The sculpture that has come to be the Journal of Law and Religion Lifetime Achievement Award is rooted in both legal and religious thinking; it speaks to all people. It is the culmination of long and difficult discussions. Several ideas were developed and abandoned. The resulting sculpture is an expression of the relationship between law and culture which is inspired by aspects of the giving of the law at Sinai, although not an illustration of it. Before the event at Sinai, the people were gathered around something else. The idea presented in the sculpture is that people will organize around what you set before them. It points to the profound importance of what you do, and it speaks to the delicacy with which you must act. Whatever you do, people will gather around it. That is the basis for the image.

The people are gathered in relation to each other, around the law. The person in the center, pillar-like in gesture and looking ambiguously toward the people and toward heaven, supports and embraces the law. If you are a member of the legal profession, you may feel free to identify with this individual.

The other individuals are not just attending to the law. They are gesturing in various ways to one another, to themselves, to the group, to their gods. These people are living life. The law must promote life.
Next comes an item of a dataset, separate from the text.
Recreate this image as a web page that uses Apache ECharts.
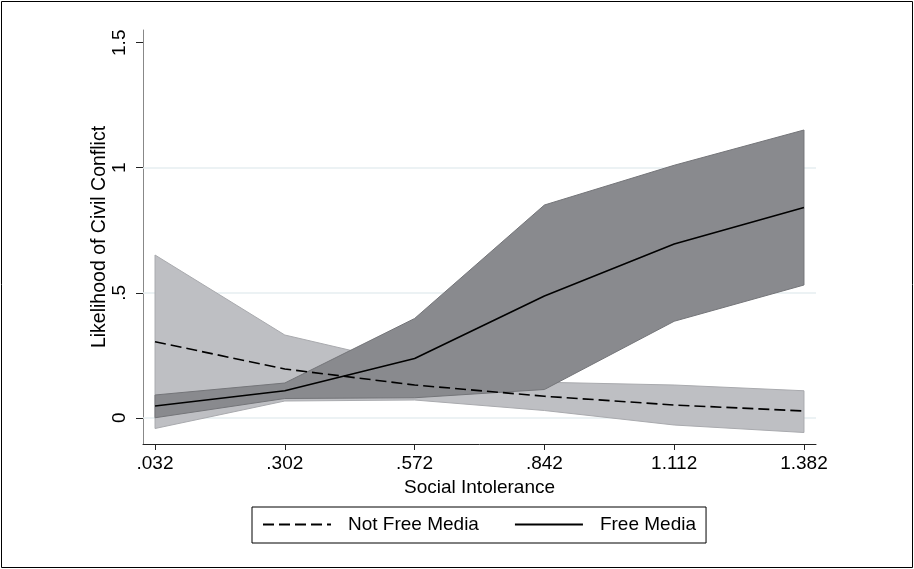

No one would argue with the responsibility of the legal profession to create order, nor would anyone disagree that reconciliation is a most important part of what the legal profession is charged to do. But reconciliation implies that something is wrong. The principles for living, especially ethical living, don’t always begin with a problem. They begin with our regard for ourselves, for each other, and for God.

This is the challenge, to promote life—and further, to promote ethical life. Most important in this image is that the law allows us to have access to ourselves, to each other and to the source of our ethical principles. The law can’t teach us how to live our lives or how to be ethical, but it can help to make it possible.